What would it take to resolve the conflict?
With hardliners in charge of Israel and Iran, it is hard to imagine what negotiations would look like. Any peace settlement would require Israel to have a credible Palestinian interlocutor, a role which neither the terrorist Hamas nor the hopelessly corrupt Fatah, which governs the West Bank, can play.
Yet negotiations will be necessary for any sort of lasting solution. Israel’s failure to destroy Hamas has proven that a one-sided Israeli solution is not feasible. Indeed, the IDF has already partly withdrawn from Gaza and peace talks have intensified.
There are ways to end this conflict. If Hamas released all the remaining hostages, that would take the wind out of Israel’s war sails. Hamas’s allies like Hezbollah and the Houthis say that they will stand down in case of a ceasefire. While we cannot take the statements of these two Iran-backed Shia militias at face value, there is good reason to believe they might be telling the truth.
Ultimately, Israel’s occupation of Palestinian lands and poor treatment of Palestinians fuels Arab and Iranian hostility towards the Jewish state. If Israel were to grant Palestinians a state, such bitter hatred for Israel would not exist. Israel’s relentless nibbling of the West Bank and blockade of Gaza is the raison d’être for the rise of extremist groups arrayed against the Jewish state. A two-state solution — towards which a ceasefire would be a necessary first step — would resolve decades-long Israeli-Palestinian tension.
In this conflict, no one’s hands are clean. Both Palestine and Israel have passed up chances for peace before. In 2000, Israeli Prime Minister Ehud Barak and Palestinian National Authority President Yasser Arafat came closest to peace at the Camp David Summit with US President Bill Clinton. Yet Arafat ultimately refused all proposals and began the Second Intifada (uprising) later that year. Israelis perceived this as a slap in the face after what they say as a generous offer of peace. Yet, in the following years, Bibi himself scuttled the possibility of a two-state solution. Notably, Israel committed a strategic blunder by covertly supporting Hamas to undercut Fatah. In hindsight, this move was spectacularly shortsighted.
For now, those in charge in Israel need the war to continue.
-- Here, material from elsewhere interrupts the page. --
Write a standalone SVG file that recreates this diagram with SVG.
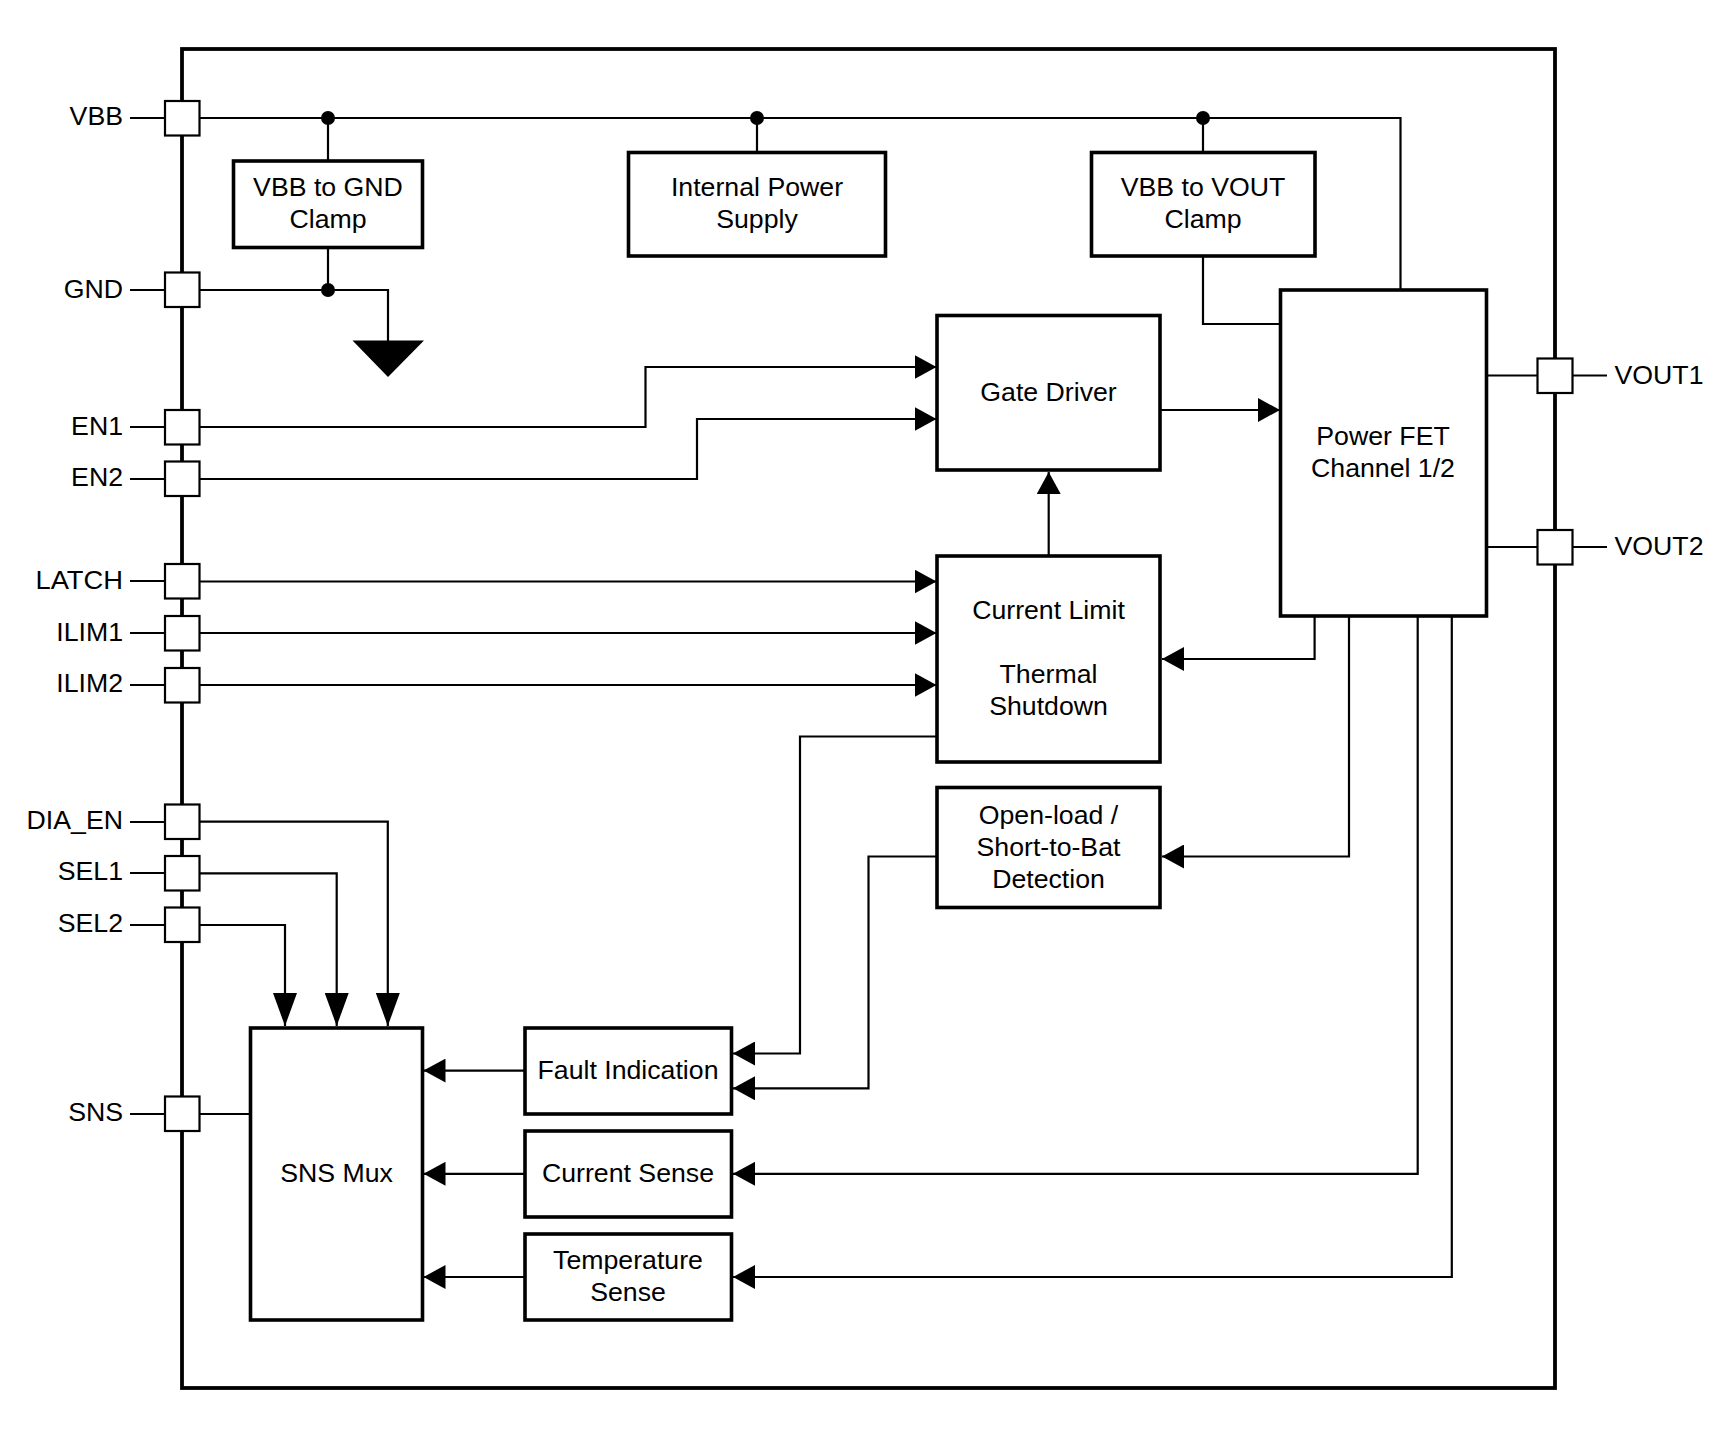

The Israeli far right will not contemplate a two-state solution because it would involve renouncing forever their ambition to unite all of Eretz Yisrael (Land of Israel). Perversely, Iran and its extremist allies need the conflict to continue too in order to justify their pavlovian hatred of Israel. It also helps the mullahs to retain their vice-like grip on power by whipping up public support by taking on Israel. The existence of a Palestinian state, giving Palestinians both a physical and symbolic home, would undercut hardliners in both Jerusalem and Tehran.
The peace process cannot begin until Israelis take back their country from the ilk of Bibi, Smotrich and Ben-Gvir — no small feat in Israel’s proportional system. Yet even then, only heroic leaders on both the Israeli and Palestinian sides, capable of forcing their own peoples to give up on cherished aspirations and agree to a realistic deal, could possibly conclude a peace agreement and find a solution to a so-far intractable problem.